* START *

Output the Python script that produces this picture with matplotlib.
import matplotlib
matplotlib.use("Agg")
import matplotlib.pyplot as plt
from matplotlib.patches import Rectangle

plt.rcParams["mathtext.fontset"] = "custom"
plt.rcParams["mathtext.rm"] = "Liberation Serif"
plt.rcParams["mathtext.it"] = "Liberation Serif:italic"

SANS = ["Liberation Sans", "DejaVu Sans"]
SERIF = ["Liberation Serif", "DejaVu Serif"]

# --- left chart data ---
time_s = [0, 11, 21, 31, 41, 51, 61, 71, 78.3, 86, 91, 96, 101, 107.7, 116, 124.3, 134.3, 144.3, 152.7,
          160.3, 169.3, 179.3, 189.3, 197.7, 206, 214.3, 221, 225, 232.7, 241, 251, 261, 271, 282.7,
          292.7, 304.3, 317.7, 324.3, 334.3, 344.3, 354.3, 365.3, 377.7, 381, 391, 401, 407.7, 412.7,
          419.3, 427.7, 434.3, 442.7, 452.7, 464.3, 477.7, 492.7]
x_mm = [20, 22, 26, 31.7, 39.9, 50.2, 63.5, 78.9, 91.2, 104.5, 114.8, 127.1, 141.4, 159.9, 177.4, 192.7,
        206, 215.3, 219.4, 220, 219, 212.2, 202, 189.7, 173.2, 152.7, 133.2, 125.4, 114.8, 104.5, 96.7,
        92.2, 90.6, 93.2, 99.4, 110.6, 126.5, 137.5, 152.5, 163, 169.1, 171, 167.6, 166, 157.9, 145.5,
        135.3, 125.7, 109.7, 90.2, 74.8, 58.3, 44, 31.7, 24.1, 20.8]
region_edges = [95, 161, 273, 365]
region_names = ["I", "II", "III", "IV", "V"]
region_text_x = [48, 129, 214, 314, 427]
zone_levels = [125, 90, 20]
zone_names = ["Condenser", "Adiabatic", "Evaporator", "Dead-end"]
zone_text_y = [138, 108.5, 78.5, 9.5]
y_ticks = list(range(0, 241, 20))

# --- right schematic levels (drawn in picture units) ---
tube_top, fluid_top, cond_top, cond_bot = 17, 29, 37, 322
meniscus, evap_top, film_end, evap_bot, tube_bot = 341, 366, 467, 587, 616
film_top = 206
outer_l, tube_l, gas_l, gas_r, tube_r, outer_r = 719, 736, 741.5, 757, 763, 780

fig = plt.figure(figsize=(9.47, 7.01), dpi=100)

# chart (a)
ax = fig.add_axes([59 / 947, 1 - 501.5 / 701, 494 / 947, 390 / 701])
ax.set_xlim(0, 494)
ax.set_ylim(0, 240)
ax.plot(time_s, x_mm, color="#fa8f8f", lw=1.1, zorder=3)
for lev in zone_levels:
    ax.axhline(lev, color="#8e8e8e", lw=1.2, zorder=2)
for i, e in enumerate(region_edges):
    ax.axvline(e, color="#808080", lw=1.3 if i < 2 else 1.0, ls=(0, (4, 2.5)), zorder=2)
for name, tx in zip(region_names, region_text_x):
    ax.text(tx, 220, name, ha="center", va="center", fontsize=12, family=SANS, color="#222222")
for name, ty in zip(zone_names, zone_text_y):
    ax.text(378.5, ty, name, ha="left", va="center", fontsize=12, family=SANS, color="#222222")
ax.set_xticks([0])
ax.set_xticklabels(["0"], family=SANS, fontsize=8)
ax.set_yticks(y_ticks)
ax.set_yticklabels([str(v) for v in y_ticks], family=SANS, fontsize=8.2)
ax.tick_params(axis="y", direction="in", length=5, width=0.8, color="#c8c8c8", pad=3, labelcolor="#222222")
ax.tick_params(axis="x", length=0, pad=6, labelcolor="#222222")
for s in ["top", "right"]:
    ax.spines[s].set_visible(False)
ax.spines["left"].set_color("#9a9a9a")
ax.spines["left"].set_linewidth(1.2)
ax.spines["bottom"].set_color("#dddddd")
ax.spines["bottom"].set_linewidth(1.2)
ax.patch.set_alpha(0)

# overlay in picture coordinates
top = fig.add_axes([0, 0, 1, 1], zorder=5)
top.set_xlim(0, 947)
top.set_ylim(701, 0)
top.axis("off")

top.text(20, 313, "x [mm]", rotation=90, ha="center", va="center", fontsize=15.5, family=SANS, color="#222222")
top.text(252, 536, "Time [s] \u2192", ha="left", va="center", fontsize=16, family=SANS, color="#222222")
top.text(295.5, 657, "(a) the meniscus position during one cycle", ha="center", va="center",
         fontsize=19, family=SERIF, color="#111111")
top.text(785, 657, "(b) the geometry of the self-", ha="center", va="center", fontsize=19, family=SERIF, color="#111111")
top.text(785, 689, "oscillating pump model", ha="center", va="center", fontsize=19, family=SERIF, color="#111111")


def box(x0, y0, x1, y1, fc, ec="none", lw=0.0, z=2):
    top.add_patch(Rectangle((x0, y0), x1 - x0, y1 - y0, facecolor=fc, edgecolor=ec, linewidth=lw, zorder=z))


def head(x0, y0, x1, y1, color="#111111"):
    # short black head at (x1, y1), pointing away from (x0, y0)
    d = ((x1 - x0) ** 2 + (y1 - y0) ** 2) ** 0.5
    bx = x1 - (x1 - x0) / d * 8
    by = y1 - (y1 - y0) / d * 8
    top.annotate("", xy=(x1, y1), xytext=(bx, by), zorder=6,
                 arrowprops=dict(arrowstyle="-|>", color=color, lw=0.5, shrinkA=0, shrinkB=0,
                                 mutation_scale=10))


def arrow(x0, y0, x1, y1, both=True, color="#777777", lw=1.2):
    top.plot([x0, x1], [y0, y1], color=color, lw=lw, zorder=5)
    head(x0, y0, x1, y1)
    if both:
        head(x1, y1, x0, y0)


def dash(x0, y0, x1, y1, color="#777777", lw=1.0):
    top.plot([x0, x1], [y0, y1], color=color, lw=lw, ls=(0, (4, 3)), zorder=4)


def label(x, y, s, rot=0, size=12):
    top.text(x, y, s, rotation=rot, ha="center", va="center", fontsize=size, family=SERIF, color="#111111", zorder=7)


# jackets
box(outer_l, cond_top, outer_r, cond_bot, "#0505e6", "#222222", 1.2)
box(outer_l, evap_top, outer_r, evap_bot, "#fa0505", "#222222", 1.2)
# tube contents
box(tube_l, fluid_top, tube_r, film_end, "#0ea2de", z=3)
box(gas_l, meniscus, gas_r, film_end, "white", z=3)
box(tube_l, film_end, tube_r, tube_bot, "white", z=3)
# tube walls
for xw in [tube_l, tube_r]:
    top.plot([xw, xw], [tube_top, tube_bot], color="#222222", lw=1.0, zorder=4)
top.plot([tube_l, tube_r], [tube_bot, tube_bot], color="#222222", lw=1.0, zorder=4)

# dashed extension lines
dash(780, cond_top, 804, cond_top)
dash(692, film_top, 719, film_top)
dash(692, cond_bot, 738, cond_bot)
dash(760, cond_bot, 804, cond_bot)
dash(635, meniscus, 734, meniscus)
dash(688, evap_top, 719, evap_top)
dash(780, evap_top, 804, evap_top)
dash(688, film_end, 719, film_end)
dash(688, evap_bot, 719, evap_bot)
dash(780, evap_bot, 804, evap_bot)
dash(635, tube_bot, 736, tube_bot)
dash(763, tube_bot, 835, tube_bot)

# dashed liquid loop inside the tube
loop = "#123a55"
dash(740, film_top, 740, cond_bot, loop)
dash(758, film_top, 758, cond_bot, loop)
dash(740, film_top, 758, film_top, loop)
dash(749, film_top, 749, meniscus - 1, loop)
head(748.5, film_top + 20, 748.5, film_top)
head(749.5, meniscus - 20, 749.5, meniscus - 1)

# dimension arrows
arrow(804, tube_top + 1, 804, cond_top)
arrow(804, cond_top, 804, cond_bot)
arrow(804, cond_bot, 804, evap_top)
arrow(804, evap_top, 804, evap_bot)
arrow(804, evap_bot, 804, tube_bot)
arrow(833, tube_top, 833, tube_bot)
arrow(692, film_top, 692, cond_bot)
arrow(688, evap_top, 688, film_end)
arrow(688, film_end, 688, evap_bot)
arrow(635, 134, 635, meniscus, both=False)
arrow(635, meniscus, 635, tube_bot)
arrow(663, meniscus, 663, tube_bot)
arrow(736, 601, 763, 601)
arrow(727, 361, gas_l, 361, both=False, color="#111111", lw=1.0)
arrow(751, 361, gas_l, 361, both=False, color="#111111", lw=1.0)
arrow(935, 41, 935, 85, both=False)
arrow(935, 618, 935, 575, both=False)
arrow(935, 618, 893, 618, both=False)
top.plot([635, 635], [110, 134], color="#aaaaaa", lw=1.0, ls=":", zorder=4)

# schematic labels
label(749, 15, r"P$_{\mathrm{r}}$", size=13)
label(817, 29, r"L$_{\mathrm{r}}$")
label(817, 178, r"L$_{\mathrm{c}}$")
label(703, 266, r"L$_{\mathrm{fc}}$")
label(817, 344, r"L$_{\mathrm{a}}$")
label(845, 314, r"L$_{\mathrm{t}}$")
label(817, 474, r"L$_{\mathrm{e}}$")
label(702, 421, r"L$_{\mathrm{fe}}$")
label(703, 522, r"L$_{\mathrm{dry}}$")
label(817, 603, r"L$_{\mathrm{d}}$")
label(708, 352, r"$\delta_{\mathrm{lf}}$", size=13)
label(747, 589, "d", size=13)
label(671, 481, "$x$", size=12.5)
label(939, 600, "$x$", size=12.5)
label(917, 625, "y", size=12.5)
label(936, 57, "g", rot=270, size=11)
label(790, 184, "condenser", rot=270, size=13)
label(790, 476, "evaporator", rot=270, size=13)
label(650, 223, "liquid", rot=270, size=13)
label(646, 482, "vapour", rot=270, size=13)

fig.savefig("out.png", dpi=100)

* END *

__TASK REQUIREMENTS__: Return a word-for-word copy of the lines from the beginning of the listing to the line holding "y_ticks = list(range(0, 241, 20))", both kept.

__ANSWER FOR THIS EXERCISE__:
Output the Python script that produces this picture with matplotlib.
import matplotlib
matplotlib.use("Agg")
import matplotlib.pyplot as plt
from matplotlib.patches import Rectangle

plt.rcParams["mathtext.fontset"] = "custom"
plt.rcParams["mathtext.rm"] = "Liberation Serif"
plt.rcParams["mathtext.it"] = "Liberation Serif:italic"

SANS = ["Liberation Sans", "DejaVu Sans"]
SERIF = ["Liberation Serif", "DejaVu Serif"]

# --- left chart data ---
time_s = [0, 11, 21, 31, 41, 51, 61, 71, 78.3, 86, 91, 96, 101, 107.7, 116, 124.3, 134.3, 144.3, 152.7,
          160.3, 169.3, 179.3, 189.3, 197.7, 206, 214.3, 221, 225, 232.7, 241, 251, 261, 271, 282.7,
          292.7, 304.3, 317.7, 324.3, 334.3, 344.3, 354.3, 365.3, 377.7, 381, 391, 401, 407.7, 412.7,
          419.3, 427.7, 434.3, 442.7, 452.7, 464.3, 477.7, 492.7]
x_mm = [20, 22, 26, 31.7, 39.9, 50.2, 63.5, 78.9, 91.2, 104.5, 114.8, 127.1, 141.4, 159.9, 177.4, 192.7,
        206, 215.3, 219.4, 220, 219, 212.2, 202, 189.7, 173.2, 152.7, 133.2, 125.4, 114.8, 104.5, 96.7,
        92.2, 90.6, 93.2, 99.4, 110.6, 126.5, 137.5, 152.5, 163, 169.1, 171, 167.6, 166, 157.9, 145.5,
        135.3, 125.7, 109.7, 90.2, 74.8, 58.3, 44, 31.7, 24.1, 20.8]
region_edges = [95, 161, 273, 365]
region_names = ["I", "II", "III", "IV", "V"]
region_text_x = [48, 129, 214, 314, 427]
zone_levels = [125, 90, 20]
zone_names = ["Condenser", "Adiabatic", "Evaporator", "Dead-end"]
zone_text_y = [138, 108.5, 78.5, 9.5]
y_ticks = list(range(0, 241, 20))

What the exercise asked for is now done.